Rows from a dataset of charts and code
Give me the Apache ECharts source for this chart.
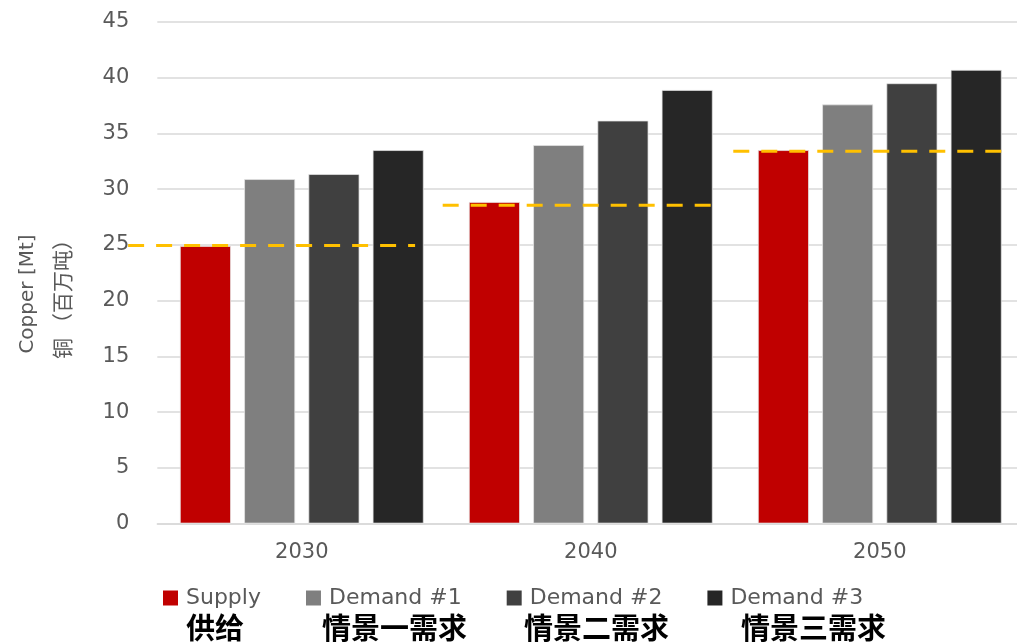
<!DOCTYPE html>
<html>
<head>
<meta charset="utf-8">
<script src="https://cdn.jsdelivr.net/npm/echarts@6/dist/echarts.min.js"></script>
<style>html,body{margin:0;padding:0;background:#fff}#c{width:1017px;height:642px}</style>
</head>
<body>
<div id="c"></div>
<script>
const categories = ['2030', '2040', '2050'];
const seriesNames = ['Supply', 'Demand #1', 'Demand #2', 'Demand #3'];
const zhNames = ['供给', '情景一需求', '情景二需求', '情景三需求'];
const supply = [24.9, 28.85, 33.5];
const demand1 = [30.9, 33.95, 37.6];
const demand2 = [31.35, 36.15, 39.5];
const demand3 = [33.5, 38.9, 40.7];
const supplyLine = [24.95, 28.55, 33.4];
const yTicks = { min: 0, max: 45, interval: 5 };

const colors = ['#C00000', '#7F7F7F', '#404040', '#262626'];
const values = [supply, demand1, demand2, demand3];
const font = '"DejaVu Sans", sans-serif';
const gray = '#595959';

// dashed segment extents relative to each category band (fractions of band width)
const dashStart = [-0.101, -0.0125, -0.007];
const dashEnd = [-0.108, -0.084, -0.078];

const chart = echarts.init(document.getElementById('c'), null, { renderer: 'canvas' });

const barSeries = seriesNames.map((n, i) => ({
  name: n,
  type: 'bar',
  data: values[i],
  barWidth: 51,
  barGap: '26%',
  itemStyle: { color: colors[i], borderColor: 'rgba(230,230,230,0.9)', borderWidth: 0.8 },
  z: 2
}));

const zhX = [186, 322, 524, 741];

const option = {
  animation: false,
  grid: { left: 157.3, top: 22, width: 867, height: 501.5, containLabel: false, outerBoundsMode: 'none' },
  legend: {
    data: seriesNames,
    left: 158,
    top: 582,
    itemWidth: 15,
    itemHeight: 15,
    itemGap: 45,
    icon: 'rect',
    itemStyle: { borderWidth: 0 },
    textStyle: { color: gray, fontSize: 22, fontFamily: font, padding: [0, 0, 0, 3] }
  },
  xAxis: {
    type: 'category',
    data: categories,
    axisLine: { lineStyle: { color: '#d9d9d9', width: 1.5 } },
    axisTick: { show: false },
    axisLabel: { color: gray, fontSize: 21, fontFamily: font, margin: 19 }
  },
  yAxis: {
    type: 'value',
    min: yTicks.min,
    max: yTicks.max,
    interval: yTicks.interval,
    axisLine: { show: false },
    axisTick: { show: false },
    splitLine: { lineStyle: { color: '#d9d9d9', width: 1.5 } },
    axisLabel: { color: gray, fontSize: 21, fontFamily: font, margin: 28 }
  },
  graphic: [
    {
      type: 'text', x: 28, y: 294, rotation: Math.PI / 2,
      style: { text: 'Copper [Mt]', fill: gray, font: '20px ' + font, textAlign: 'center', textVerticalAlign: 'middle' }
    },
    {
      type: 'text', x: 62, y: 294, rotation: Math.PI / 2,
      style: { text: '铜\u2009（百万吨）', fill: gray, font: '21px "Noto Sans CJK SC"', textAlign: 'center', textVerticalAlign: 'middle' }
    }
  ].concat(zhNames.map((t, i) => ({
    type: 'text', x: zhX[i], y: 628,
    style: { text: t, fill: '#000', font: 'bold 29px "Noto Sans CJK SC"', textAlign: 'left', textVerticalAlign: 'middle' }
  }))),
  series: barSeries.concat([{
    name: 'supplyLine',
    type: 'custom',
    clip: false,
    z: 5,
    data: supplyLine.map((v, i) => [i, v]),
    renderItem: function (params, api) {
      const idx = api.value(0);
      const c = api.coord([idx, api.value(1)]);
      const bw = api.size([1, 0])[0];
      const x1 = c[0] - bw / 2 + dashStart[idx] * bw;
      const x2 = c[0] + bw / 2 + dashEnd[idx] * bw;
      return {
        type: 'line',
        shape: { x1: x1, y1: c[1], x2: x2, y2: c[1] },
        style: { stroke: '#FFC000', lineWidth: 3, lineDash: [16, 12] }
      };
    }
  }])
};
chart.setOption(option);
</script>
</body>
</html>
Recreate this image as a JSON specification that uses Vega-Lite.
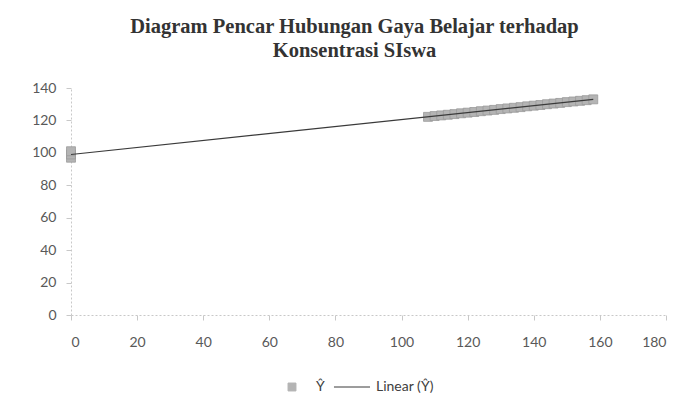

▶ [Problem]: Every line of the data should be copied as it stands, without the images.

▶ [Final answer]:
Give me the Apache ECharts source for this chart.
<!DOCTYPE html>
<html>
<head>
<meta charset="utf-8">
<script src="https://cdn.jsdelivr.net/npm/echarts@6/dist/echarts.min.js"></script>
<style>html,body{margin:0;padding:0;background:#fff}#c{width:1017px;height:642px}</style>
</head>
<body>
<div id="c"></div>
<script>
const categories = ['2030', '2040', '2050'];
const seriesNames = ['Supply', 'Demand #1', 'Demand #2', 'Demand #3'];
const zhNames = ['供给', '情景一需求', '情景二需求', '情景三需求'];
const supply = [24.9, 28.85, 33.5];
const demand1 = [30.9, 33.95, 37.6];
const demand2 = [31.35, 36.15, 39.5];
const demand3 = [33.5, 38.9, 40.7];
const supplyLine = [24.95, 28.55, 33.4];
const yTicks = { min: 0, max: 45, interval: 5 };

const colors = ['#C00000', '#7F7F7F', '#404040', '#262626'];
const values = [supply, demand1, demand2, demand3];
const font = '"DejaVu Sans", sans-serif';
const gray = '#595959';

// dashed segment extents relative to each category band (fractions of band width)
const dashStart = [-0.101, -0.0125, -0.007];
const dashEnd = [-0.108, -0.084, -0.078];

const chart = echarts.init(document.getElementById('c'), null, { renderer: 'canvas' });

const barSeries = seriesNames.map((n, i) => ({
  name: n,
  type: 'bar',
  data: values[i],
  barWidth: 51,
  barGap: '26%',
  itemStyle: { color: colors[i], borderColor: 'rgba(230,230,230,0.9)', borderWidth: 0.8 },
  z: 2
}));

const zhX = [186, 322, 524, 741];

const option = {
  animation: false,
  grid: { left: 157.3, top: 22, width: 867, height: 501.5, containLabel: false, outerBoundsMode: 'none' },
  legend: {
    data: seriesNames,
    left: 158,
    top: 582,
    itemWidth: 15,
    itemHeight: 15,
    itemGap: 45,
    icon: 'rect',
    itemStyle: { borderWidth: 0 },
    textStyle: { color: gray, fontSize: 22, fontFamily: font, padding: [0, 0, 0, 3] }
  },
  xAxis: {
    type: 'category',
    data: categories,
    axisLine: { lineStyle: { color: '#d9d9d9', width: 1.5 } },
    axisTick: { show: false },
    axisLabel: { color: gray, fontSize: 21, fontFamily: font, margin: 19 }
  },
  yAxis: {
    type: 'value',
    min: yTicks.min,
    max: yTicks.max,
    interval: yTicks.interval,
    axisLine: { show: false },
    axisTick: { show: false },
    splitLine: { lineStyle: { color: '#d9d9d9', width: 1.5 } },
    axisLabel: { color: gray, fontSize: 21, fontFamily: font, margin: 28 }
  },
  graphic: [
    {
      type: 'text', x: 28, y: 294, rotation: Math.PI / 2,
      style: { text: 'Copper [Mt]', fill: gray, font: '20px ' + font, textAlign: 'center', textVerticalAlign: 'middle' }
    },
    {
      type: 'text', x: 62, y: 294, rotation: Math.PI / 2,
      style: { text: '铜\u2009（百万吨）', fill: gray, font: '21px "Noto Sans CJK SC"', textAlign: 'center', textVerticalAlign: 'middle' }
    }
  ].concat(zhNames.map((t, i) => ({
    type: 'text', x: zhX[i], y: 628,
    style: { text: t, fill: '#000', font: 'bold 29px "Noto Sans CJK SC"', textAlign: 'left', textVerticalAlign: 'middle' }
  }))),
  series: barSeries.concat([{
    name: 'supplyLine',
    type: 'custom',
    clip: false,
    z: 5,
    data: supplyLine.map((v, i) => [i, v]),
    renderItem: function (params, api) {
      const idx = api.value(0);
      const c = api.coord([idx, api.value(1)]);
      const bw = api.size([1, 0])[0];
      const x1 = c[0] - bw / 2 + dashStart[idx] * bw;
      const x2 = c[0] + bw / 2 + dashEnd[idx] * bw;
      return {
        type: 'line',
        shape: { x1: x1, y1: c[1], x2: x2, y2: c[1] },
        style: { stroke: '#FFC000', lineWidth: 3, lineDash: [16, 12] }
      };
    }
  }])
};
chart.setOption(option);
</script>
</body>
</html>
Recreate this image as a JSON specification that uses Vega-Lite.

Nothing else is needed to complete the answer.